▶ **SET EXERCISE**
Take the lines from the beginning of the material through the line containing "-19.5, -17.0, -15.9, -17.5, -19.5, -20.5, -18.5, -16.6]" and retype them exactly, leaving the pictures out.

▶ **GIVEN INFORMATION**
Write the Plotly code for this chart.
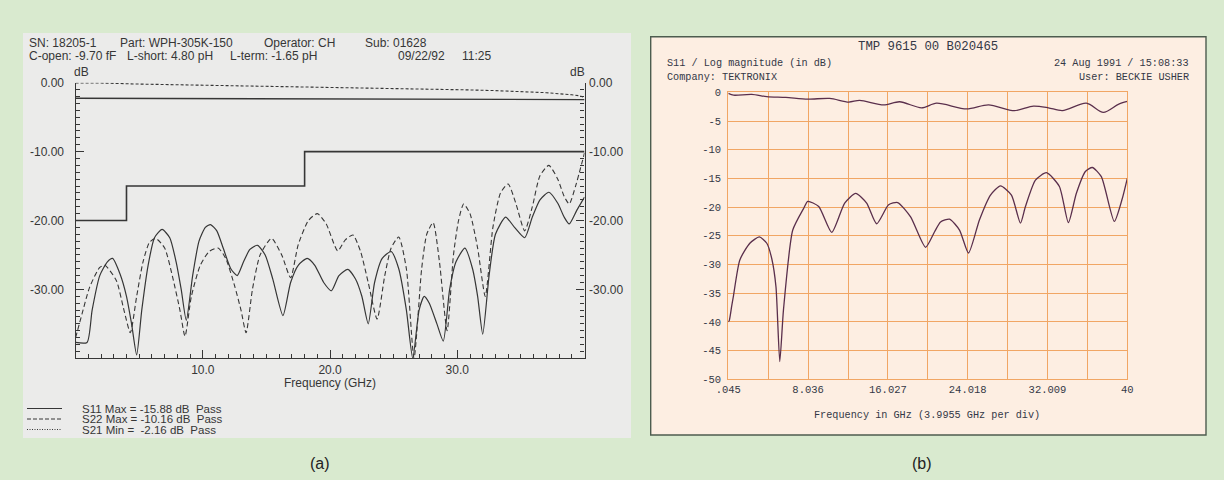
import plotly.graph_objects as go

W, H = 1224, 480

# ---------------- Panel (a) data ----------------
a_s11_freq = [0.0, 0.9, 1.3, 1.9, 2.5, 2.9, 3.5, 4.0, 4.4, 4.8, 5.2, 5.7, 6.2, 6.8, 7.4, 7.9, 8.3, 8.7,
              9.2, 9.7, 10.2, 10.6, 11.1, 11.6, 12.2, 12.7, 13.2, 13.7, 14.3, 14.9, 15.5, 16.3, 16.9,
              17.5, 18.2, 18.8, 19.5, 20.1, 20.7, 21.4, 22.0, 22.5, 23.0, 23.5, 24.1, 24.8, 25.4,
              26.0, 26.5, 27.0, 27.4, 27.8, 28.4, 28.9, 29.4, 29.9, 30.6, 31.2, 31.6, 32.0, 32.5,
              33.0, 33.8, 34.5, 35.3, 35.9, 36.5, 37.2, 37.9, 38.4, 38.8, 39.4, 40.0]
a_s11_db = [-37.7, -37.7, -33.0, -28.0, -26.0, -25.5, -27.8, -31.0, -35.0, -39.5, -33.0, -26.5, -22.5,
            -21.3, -22.5, -26.0, -30.0, -34.5, -28.0, -23.0, -21.0, -20.6, -21.5, -24.0, -27.0, -28.0,
            -26.0, -24.2, -23.6, -25.0, -28.5, -33.8, -29.0, -26.5, -25.5, -26.5, -29.0, -30.2, -28.0,
            -27.1, -28.5, -31.0, -35.0, -29.0, -25.5, -24.5, -27.0, -33.0, -40.0, -33.0, -31.0, -32.0,
            -35.0, -37.5, -30.0, -26.0, -24.0, -27.0, -31.0, -36.5, -28.0, -22.0, -19.5, -21.0, -22.5,
            -19.5, -17.0, -15.9, -17.5, -19.5, -20.5, -18.5, -16.6]

a_s22_freq = [0.0, 0.5, 1.1, 1.9, 2.3, 3.2, 3.8, 4.3, 4.8, 5.3, 5.8, 6.3, 7.0, 7.6, 8.2, 8.6, 9.1, 9.8,
              10.5, 11.2, 11.8, 12.5, 13.0, 13.4, 13.9, 14.5, 15.4, 16.2, 16.9, 17.5, 18.3, 19.0, 19.7,
              20.6, 21.2, 21.8, 22.4, 23.0, 23.7, 24.3, 24.8, 25.4, 26.0, 26.6, 27.2, 27.6, 28.1, 28.6,
              29.2, 29.7, 30.1, 30.5, 31.0, 31.6, 32.2, 32.8, 33.4, 34.0, 34.6, 35.3, 35.9, 36.5, 37.2,
              37.9, 38.4, 38.8, 39.3, 40.0]
a_s22_db = [-37.0, -33.6, -29.7, -26.8, -26.5, -28.7, -33.0, -36.3, -31.0, -26.0, -23.2, -22.6, -24.0,
            -28.0, -33.0, -36.8, -31.0, -26.5, -24.5, -24.0, -25.5, -29.5, -33.0, -36.3, -30.0, -25.0,
            -22.6, -25.0, -28.3, -23.5, -20.0, -19.0, -20.5, -24.4, -22.8, -22.1, -24.5, -29.0, -34.3,
            -28.0, -24.0, -22.4, -27.0, -40.0, -27.0, -22.0, -20.3, -26.0, -36.0, -25.0, -20.0, -17.6,
            -19.0, -24.0, -31.0, -21.0, -16.0, -14.7, -17.5, -21.5, -18.0, -13.5, -12.0, -14.0, -16.5,
            -17.6, -15.0, -10.2]

a_s21_freq = [0.0, 2.0, 5.0, 10.0, 15.0, 20.0, 24.0, 28.0, 31.0, 33.0, 35.0, 37.0, 39.0, 39.6, 40.0]
a_s21_db = [-0.05, -0.05, -0.2, -0.35, -0.5, -0.65, -0.8, -0.95, -1.05, -1.15, -1.25, -1.45, -1.75,
            -1.9, -2.16]

a_mask_freq = [0, 4, 18, 40]
a_mask_db = [-20, -15, -10, -10]
a_s21_mask_freq = [0, 40]
a_s21_mask_db = [-2.25, -2.45]

a_xtick_vals = [10, 20, 30]
a_xtick_text = ["10.0", "20.0", "30.0"]
a_ytick_vals = [0, -10, -20, -30]
a_ytick_text = ["0.00", "-10.00", "-20.00", "-30.00"]

a_header_1 = ["SN: 18205-1", "Part: WPH-305K-150", "Operator: CH", "Sub: 01628"]
a_header_2 = ["C-open: -9.70 fF", "L-short: 4.80 pH", "L-term: -1.65 pH", "09/22/92", "11:25"]
a_legend = ["S11 Max = -15.88 dB  Pass", "S22 Max = -10.16 dB  Pass", "S21 Min =  -2.16 dB  Pass"]
a_legend_dash = ["solid", "4px,2px", "1px,1.5px"]

# ---------------- Panel (b) data ----------------
b_top_freq = [0.045, 0.58, 2.4, 3.9, 5.8, 8.0, 10.2, 12.1, 13.2, 15.6, 17.2, 19.4, 20.9, 23.9, 26.1,
              28.7, 30.6, 32.1, 33.5, 35.9, 37.6, 39.1, 40.0]
b_top_db = [-0.2, -0.5, -0.35, -0.76, -0.9, -1.2, -1.06, -1.7, -1.4, -2.2, -1.65, -2.7, -1.9, -2.9,
            -2.2, -3.2, -2.4, -2.7, -3.2, -1.9, -3.5, -2.1, -1.6]

b_s11_freq = [0.045, 0.15, 0.38, 0.55, 1.2, 2.2, 3.15, 3.9, 4.4, 4.82, 5.2, 5.57, 6.5, 7.6, 8.0, 9.1,
              10.4, 11.7, 12.8, 13.9, 14.9, 16.1, 17.0, 18.3, 19.8, 20.7, 21.3, 22.2, 23.2, 24.1, 25.2,
              26.3, 27.3, 28.4, 29.3, 29.8, 30.8, 31.9, 33.2, 34.1, 34.9, 35.8, 36.5, 37.4, 38.7,
              39.5, 40.0]
b_s11_db = [-40.0, -39.7, -37.3, -35.6, -29.2, -26.3, -25.2, -26.3, -29.0, -33.9, -46.9, -37.9, -24.0,
            -20.2, -19.0, -19.9, -24.4, -19.3, -17.6, -19.3, -22.9, -19.6, -19.2, -21.7, -27.0, -24.3,
            -22.6, -22.1, -24.0, -28.0, -22.2, -17.9, -16.3, -17.9, -22.8, -19.9, -15.3, -14.0, -16.4,
            -22.7, -17.6, -13.8, -13.1, -14.7, -22.5, -18.5, -15.0]

b_xtick_vals = [0.045, 8.036, 16.027, 24.018, 32.009, 40]
b_xtick_text = [".045", "8.036", "16.027", "24.018", "32.009", "40"]
b_ytick_vals = [0, -5, -10, -15, -20, -25, -30, -35, -40, -45, -50]
b_ytick_text = ["0", "-5", "-10", "-15", "-20", "-25", "-30", "-35", "-40", "-45", "-50"]

# ---------------- styling ----------------
GREEN = "#d9eacf"
GREY_PANEL = "#ebebea"
PEACH = "#fdeee2"
ORANGE = "#f1a664"
INK_A = "#363636"
INK_B = "#343846"
PURPLE = "#5a2f4c"
SANS_A = "Liberation Sans"
MONO_B = "Liberation Mono"


def px(x):
    return x / W


def py(y):
    return 1 - y / H


def nb(s):
    return s.replace(" ", "\u00a0")


fig = go.Figure()

# panel (a) traces
fig.add_trace(go.Scatter(x=a_mask_freq, y=a_mask_db, mode="lines", xaxis="x", yaxis="y",
                         line=dict(shape="hv", color=INK_A, width=1.6), hoverinfo="skip"))
fig.add_trace(go.Scatter(x=a_s21_mask_freq, y=a_s21_mask_db, mode="lines", xaxis="x", yaxis="y3",
                         line=dict(color=INK_A, width=1.4), hoverinfo="skip"))
fig.add_trace(go.Scatter(x=a_s21_freq, y=a_s21_db, mode="lines", xaxis="x", yaxis="y",
                         line=dict(color=INK_A, width=1.1, dash="3px,2px"), hoverinfo="skip"))
fig.add_trace(go.Scatter(x=a_s11_freq, y=a_s11_db, mode="lines", xaxis="x", yaxis="y",
                         line=dict(color=INK_A, width=1.2, shape="spline", smoothing=0.6), hoverinfo="skip"))
fig.add_trace(go.Scatter(x=a_s22_freq, y=a_s22_db, mode="lines", xaxis="x", yaxis="y",
                         line=dict(color=INK_A, width=1.1, dash="5px,3px", shape="spline", smoothing=0.6),
                         hoverinfo="skip"))

# panel (b) traces
fig.add_trace(go.Scatter(x=b_top_freq, y=b_top_db, mode="lines", xaxis="x2", yaxis="y2",
                         line=dict(color=PURPLE, width=1.3, shape="spline", smoothing=0.8), hoverinfo="skip"))
fig.add_trace(go.Scatter(x=b_s11_freq, y=b_s11_db, mode="lines", xaxis="x2", yaxis="y2",
                         line=dict(color=PURPLE, width=1.3, shape="spline", smoothing=0.6), hoverinfo="skip"))

a_xdom = [px(75.6), px(584.5)]
a_ydom = [py(358.3), py(82.7)]
b_xdom = [px(728.3), px(1127.3)]
b_ydom = [py(379.3), py(92.3)]

a_tickfont = dict(family=SANS_A, size=12, color=INK_A)
a_minor = dict(tickmode="linear", tick0=0, dtick=1, ticks="inside", ticklen=4, tickcolor=INK_A, tickwidth=1)

fig.update_layout(
    width=W, height=H, margin=dict(l=0, r=0, t=0, b=0),
    paper_bgcolor=GREEN, plot_bgcolor="rgba(0,0,0,0)", showlegend=False,
    xaxis=dict(domain=a_xdom, range=[0, 40], anchor="y", showgrid=False, zeroline=False,
               showline=True, linecolor=INK_A, linewidth=1.3, automargin=False,
               tickmode="array", tickvals=a_xtick_vals, ticktext=a_xtick_text,
               ticks="inside", ticklen=8, tickcolor=INK_A, tickwidth=1, tickfont=a_tickfont,
               minor=a_minor),
    yaxis=dict(domain=a_ydom, range=[-40, 0], anchor="x", showgrid=False, zeroline=False,
               showline=True, linecolor=INK_A, linewidth=1.3, automargin=False,
               tickmode="array", tickvals=a_ytick_vals, ticktext=a_ytick_text,
               ticks="inside", ticklen=8, tickcolor=INK_A, tickwidth=1, tickfont=a_tickfont,
               ticklabelstandoff=8, minor=a_minor),
    yaxis3=dict(overlaying="y", side="right", anchor="x", range=[-40, 0], showgrid=False, zeroline=False,
                showline=True, linecolor=INK_A, linewidth=1.3, automargin=False,
                tickmode="array", tickvals=a_ytick_vals, ticktext=a_ytick_text,
                ticks="inside", ticklen=8, tickcolor=INK_A, tickwidth=1, tickfont=a_tickfont,
                ticklabelstandoff=1, minor=a_minor),
    xaxis2=dict(domain=b_xdom, range=[0.045, 40], anchor="y2", zeroline=False, automargin=False,
                showgrid=True, gridcolor=ORANGE, gridwidth=1,
                showline=True, mirror=True, linecolor=ORANGE, linewidth=1.2,
                tickmode="array", tickvals=b_xtick_vals, ticktext=b_xtick_text, ticks="",
                tickfont=dict(family=MONO_B, size=10.5, color=INK_B),
                minor=dict(tickmode="linear", tick0=0.045, dtick=3.9955, showgrid=True,
                           gridcolor=ORANGE, gridwidth=1, ticks="")),
    yaxis2=dict(domain=b_ydom, range=[-50, 0], anchor="x2", zeroline=False, automargin=False,
                showgrid=True, gridcolor=ORANGE, gridwidth=1,
                showline=True, mirror=True, linecolor=ORANGE, linewidth=1.2,
                tickmode="array", tickvals=b_ytick_vals, ticktext=b_ytick_text, ticks="",
                ticklabelstandoff=4,
                tickfont=dict(family=MONO_B, size=10.5, color=INK_B)),
)

shapes = [
    dict(type="rect", xref="paper", yref="paper", x0=px(23), x1=px(631), y0=py(438), y1=py(33),
         fillcolor=GREY_PANEL, line=dict(width=0), layer="below"),
    dict(type="rect", xref="paper", yref="paper", x0=px(650.7), x1=px(1206), y0=py(435), y1=py(36.7),
         fillcolor=PEACH, line=dict(width=1.4, color="#4d5c4f"), layer="below"),
]
legend_y = [408.5, 419.0, 429.5]
for yy, dash in zip(legend_y, a_legend_dash):
    shapes.append(dict(type="line", xref="paper", yref="paper", x0=px(27), x1=px(62), y0=py(yy), y1=py(yy),
                       line=dict(color=INK_A, width=1, dash=dash)))
fig.update_layout(shapes=shapes)

annotations = []


def ann(text, x, y, size, family, color, xanchor="left"):
    annotations.append(dict(text=nb(text), x=px(x), y=py(y), xref="paper", yref="paper",
                            xanchor=xanchor, yanchor="middle", showarrow=False,
                            font=dict(family=family, size=size, color=color)))


for txt, x in zip(a_header_1, [27, 118, 262, 363]):
    ann(txt, x, 43.5, 12, SANS_A, INK_A)
for txt, x in zip(a_header_2, [27, 125, 228, 396, 460]):
    ann(txt, x, 56.5, 12, SANS_A, INK_A)
ann("dB", 81, 72, 12, SANS_A, INK_A, "center")
ann("dB", 577, 72, 12, SANS_A, INK_A, "center")
ann("Frequency (GHz)", 330, 383, 12, SANS_A, INK_A, "center")
for yy, txt in zip(legend_y, a_legend):
    ann(txt, 80, yy, 11.5, SANS_A, INK_A)

ann("TMP 9615 00 B020465", 928, 47, 12.3, MONO_B, INK_B, "center")
ann("S11 / Log magnitude (in dB)", 665, 63.5, 10.2, MONO_B, INK_B)
ann("Company: TEKTRONIX", 665, 77, 10.2, MONO_B, INK_B)
ann("24 Aug 1991 / 15:08:33", 1191, 63.5, 10.2, MONO_B, INK_B, "right")
ann("User: BECKIE USHER", 1191, 77, 10.2, MONO_B, INK_B, "right")
ann("Frequency in GHz (3.9955 GHz per div)", 927, 415, 10.2, MONO_B, INK_B, "center")

ann("(a)", 320, 463, 16, "Liberation Sans", "#222222", "center")
ann("(b)", 922, 463, 16, "Liberation Sans", "#222222", "center")

fig.update_layout(annotations=annotations)

fig.write_html("out.html", config={"displayModeBar": False},
               post_script="document.body.style.margin='0px';")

▶ **TASK RESULT**
Write the Plotly code for this chart.
import plotly.graph_objects as go

W, H = 1224, 480

# ---------------- Panel (a) data ----------------
a_s11_freq = [0.0, 0.9, 1.3, 1.9, 2.5, 2.9, 3.5, 4.0, 4.4, 4.8, 5.2, 5.7, 6.2, 6.8, 7.4, 7.9, 8.3, 8.7,
              9.2, 9.7, 10.2, 10.6, 11.1, 11.6, 12.2, 12.7, 13.2, 13.7, 14.3, 14.9, 15.5, 16.3, 16.9,
              17.5, 18.2, 18.8, 19.5, 20.1, 20.7, 21.4, 22.0, 22.5, 23.0, 23.5, 24.1, 24.8, 25.4,
              26.0, 26.5, 27.0, 27.4, 27.8, 28.4, 28.9, 29.4, 29.9, 30.6, 31.2, 31.6, 32.0, 32.5,
              33.0, 33.8, 34.5, 35.3, 35.9, 36.5, 37.2, 37.9, 38.4, 38.8, 39.4, 40.0]
a_s11_db = [-37.7, -37.7, -33.0, -28.0, -26.0, -25.5, -27.8, -31.0, -35.0, -39.5, -33.0, -26.5, -22.5,
            -21.3, -22.5, -26.0, -30.0, -34.5, -28.0, -23.0, -21.0, -20.6, -21.5, -24.0, -27.0, -28.0,
            -26.0, -24.2, -23.6, -25.0, -28.5, -33.8, -29.0, -26.5, -25.5, -26.5, -29.0, -30.2, -28.0,
            -27.1, -28.5, -31.0, -35.0, -29.0, -25.5, -24.5, -27.0, -33.0, -40.0, -33.0, -31.0, -32.0,
            -35.0, -37.5, -30.0, -26.0, -24.0, -27.0, -31.0, -36.5, -28.0, -22.0, -19.5, -21.0, -22.5,
            -19.5, -17.0, -15.9, -17.5, -19.5, -20.5, -18.5, -16.6]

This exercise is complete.